» Material provided

....................

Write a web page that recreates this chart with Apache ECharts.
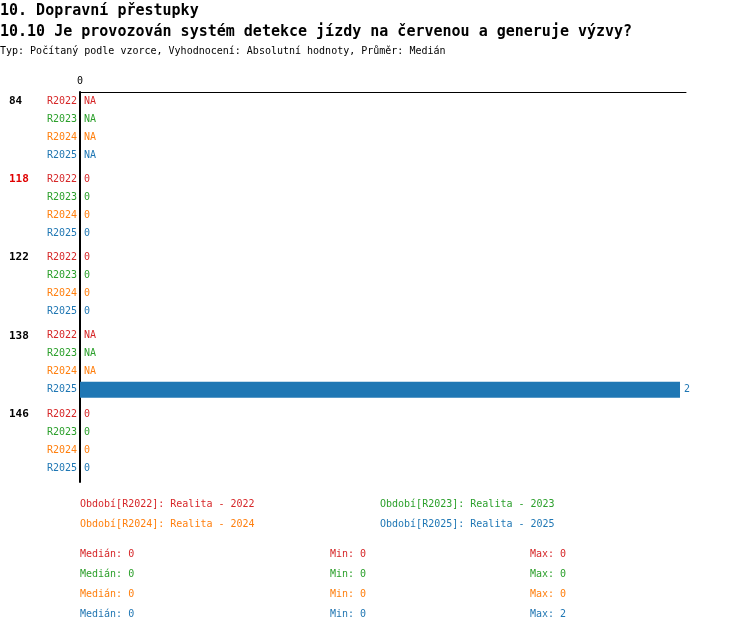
<!DOCTYPE html>
<html><head><meta charset="utf-8">
<script src="https://cdn.jsdelivr.net/npm/echarts@6/dist/echarts.min.js"></script>
<style>html,body{margin:0;padding:0;background:#fff}#c{width:750px;height:632px}</style>
</head><body><div id="c"></div>
<script>
const categories = ['84', '118', '122', '138', '146'];
const highlighted = ['118'];
const periods = ['R2022', 'R2023', 'R2024', 'R2025'];
const periodNames = ['Realita - 2022', 'Realita - 2023', 'Realita - 2024', 'Realita - 2025'];
const r2022 = [null, 0, 0, null, 0];
const r2023 = [null, 0, 0, null, 0];
const r2024 = [null, 0, 0, null, 0];
const r2025 = [null, 0, 0, 2, 0];
const xTicks = [0];

const seriesValues = [r2022, r2023, r2024, r2025];
const colors = ['#d62728', '#2ca02c', '#ff7f0e', '#1f77b4'];
const FONT = 'DejaVu Sans Mono';
const X_MAX = 2.02;

const rowH = 18, groupPitch = 78.25, firstTop = 92;
const gridLeft = 80, gridRight = 64;

const grids = [{ left: gridLeft, right: gridRight, top: 92, height: 390 }];
const xAxes = [{
  gridIndex: 0, type: 'value', position: 'top', min: 0, max: X_MAX,
  axisLine: { show: true, onZero: false, lineStyle: { color: '#000', width: 1 } },
  axisTick: { show: false }, splitLine: { show: false },
  axisLabel: { show: true, margin: 6, fontFamily: FONT, fontSize: 10, color: '#000',
    customValues: xTicks, formatter: v => String(v) }
}];
const yAxes = [{
  gridIndex: 0, type: 'value', min: 0, max: 1,
  axisLine: { show: true, onZero: false, lineStyle: { color: '#000', width: 2 } },
  axisTick: { show: false }, axisLabel: { show: false }, splitLine: { show: false }
}];
const series = [];

const rich = {
  g: { width: 38, align: 'left', fontFamily: FONT, fontSize: 11, fontWeight: 'bold', color: '#000' },
  gh: { width: 38, align: 'left', fontFamily: FONT, fontSize: 11, fontWeight: 'bold', color: '#e00000' }
};
periods.forEach((p, i) => {
  rich['p' + i] = { fontFamily: FONT, fontSize: 10, color: colors[i] };
});

categories.forEach((cat, g) => {
  const gi = g + 1;
  grids.push({ left: gridLeft, right: gridRight, top: firstTop + g * groupPitch, height: rowH * periods.length });
  xAxes.push({ gridIndex: gi, type: 'value', min: 0, max: X_MAX, show: false });
  yAxes.push({
    gridIndex: gi, type: 'category', inverse: true, data: periods,
    axisLine: { show: false }, axisTick: { show: false }, splitLine: { show: false },
    axisLabel: {
      margin: 3,
      formatter: (val, idx) => {
        const pi = periods.indexOf(val);
        if (pi === 0) {
          const st = highlighted.includes(cat) ? 'gh' : 'g';
          return '{' + st + '|' + cat + '}{p' + pi + '|' + val + '}';
        }
        return '{p' + pi + '|' + val + '}';
      },
      rich: rich
    }
  });
  series.push({
    type: 'bar', xAxisIndex: gi, yAxisIndex: gi, barWidth: 16,
    data: periods.map((p, i) => {
      const v = seriesValues[i][g];
      return {
        value: v == null ? 0 : v,
        itemStyle: { color: colors[i] },
        label: { show: true, position: 'right', distance: 4, fontFamily: FONT, fontSize: 10,
          color: colors[i], formatter: v == null ? 'NA' : String(v) }
      };
    })
  });
});

function stats(arr) {
  const a = arr.filter(v => v != null).slice().sort((x, y) => x - y);
  const n = a.length;
  const med = n % 2 ? a[(n - 1) / 2] : (a[n / 2 - 1] + a[n / 2]) / 2;
  return { med: med, min: a[0], max: a[n - 1] };
}

const titles = [
  { text: '10. Dopravní přestupky', left: 0, top: 4, padding: 0,
    textStyle: { fontFamily: FONT, fontSize: 15, fontWeight: 'bold', color: '#000' } },
  { text: '10.10 Je provozován systém detekce jízdy na červenou a generuje výzvy?', left: 0, top: 25, padding: 0,
    textStyle: { fontFamily: FONT, fontSize: 15, fontWeight: 'bold', color: '#000' } },
  { text: 'Typ: Počítaný podle vzorce, Vyhodnocení: Absolutní hodnoty, Průměr: Medián', left: 0, top: 46, padding: 0,
    textStyle: { fontFamily: FONT, fontSize: 10, fontWeight: 'normal', color: '#000' } }
];
periods.forEach((p, i) => {
  titles.push({ text: 'Období[' + p + ']: ' + periodNames[i], left: i % 2 ? 380 : 80, top: 499 + Math.floor(i / 2) * 20, padding: 0,
    textStyle: { fontFamily: FONT, fontSize: 10, fontWeight: 'normal', color: colors[i] } });
  const s = stats(seriesValues[i]);
  const top = 549 + i * 20;
  const ts = { fontFamily: FONT, fontSize: 10, fontWeight: 'normal', color: colors[i] };
  titles.push({ text: 'Medián: ' + s.med, left: 80, top: top, padding: 0, textStyle: ts });
  titles.push({ text: 'Min: ' + s.min, left: 330, top: top, padding: 0, textStyle: ts });
  titles.push({ text: 'Max: ' + s.max, left: 530, top: top, padding: 0, textStyle: ts });
});

const chart = echarts.init(document.getElementById('c'), null, { renderer: 'canvas' });
chart.setOption({
  animation: false,
  backgroundColor: '#fff',
  title: titles,
  grid: grids,
  xAxis: xAxes,
  yAxis: yAxes,
  series: series
});
</script></body></html>
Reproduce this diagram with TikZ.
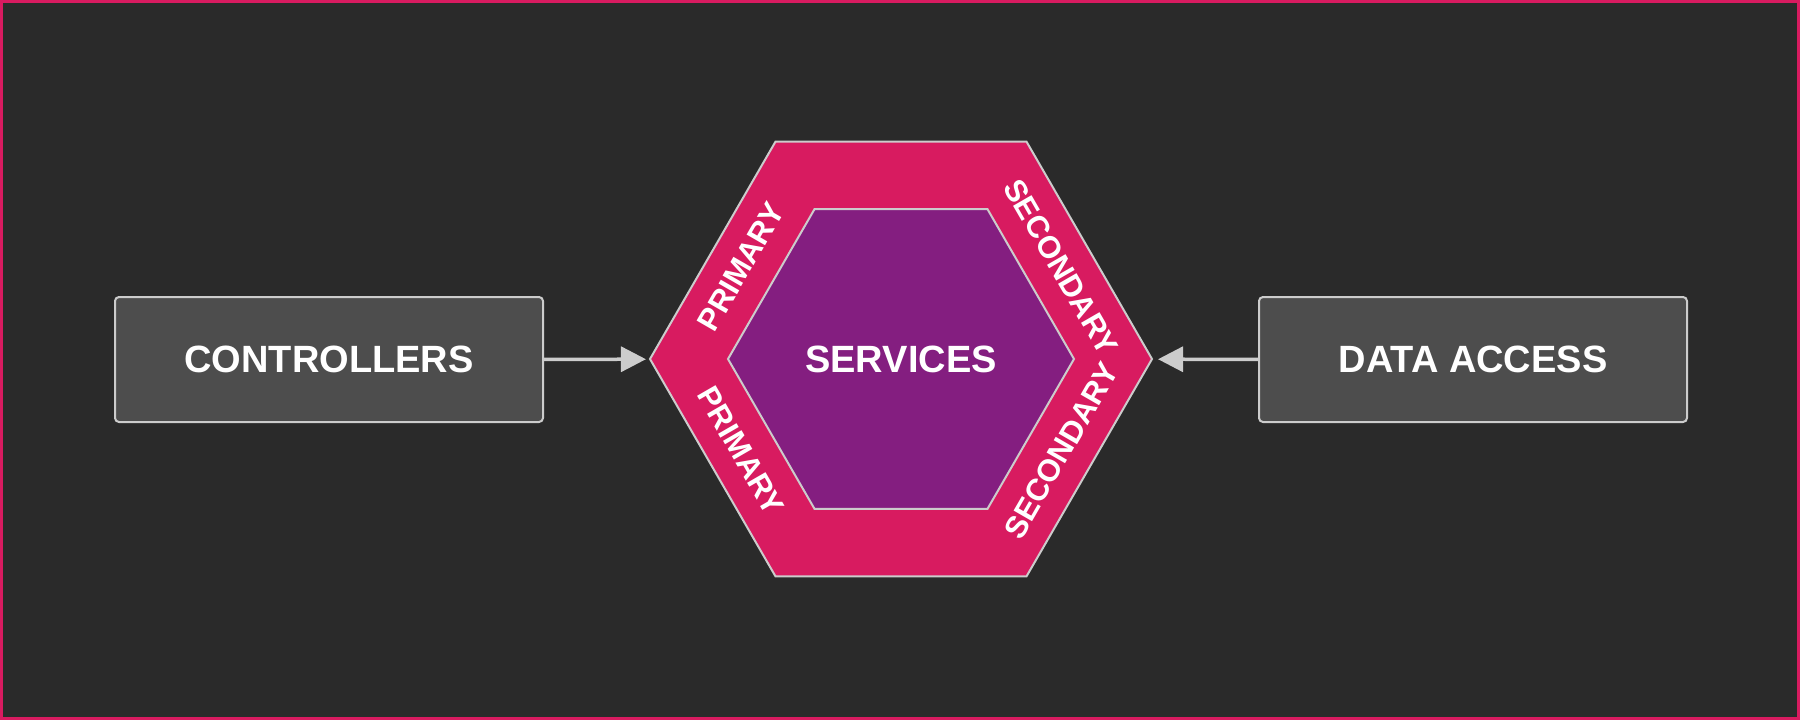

....................

» Exercise task
Exactly as they appear, print the lines of the listing above from its first line through the line that contains "const gridLeft = 80, gridRight = 64;", minus the pictures.

» Result for this exercise
Write a web page that recreates this chart with Apache ECharts.
<!DOCTYPE html>
<html><head><meta charset="utf-8">
<script src="https://cdn.jsdelivr.net/npm/echarts@6/dist/echarts.min.js"></script>
<style>html,body{margin:0;padding:0;background:#fff}#c{width:750px;height:632px}</style>
</head><body><div id="c"></div>
<script>
const categories = ['84', '118', '122', '138', '146'];
const highlighted = ['118'];
const periods = ['R2022', 'R2023', 'R2024', 'R2025'];
const periodNames = ['Realita - 2022', 'Realita - 2023', 'Realita - 2024', 'Realita - 2025'];
const r2022 = [null, 0, 0, null, 0];
const r2023 = [null, 0, 0, null, 0];
const r2024 = [null, 0, 0, null, 0];
const r2025 = [null, 0, 0, 2, 0];
const xTicks = [0];

const seriesValues = [r2022, r2023, r2024, r2025];
const colors = ['#d62728', '#2ca02c', '#ff7f0e', '#1f77b4'];
const FONT = 'DejaVu Sans Mono';
const X_MAX = 2.02;

const rowH = 18, groupPitch = 78.25, firstTop = 92;
const gridLeft = 80, gridRight = 64;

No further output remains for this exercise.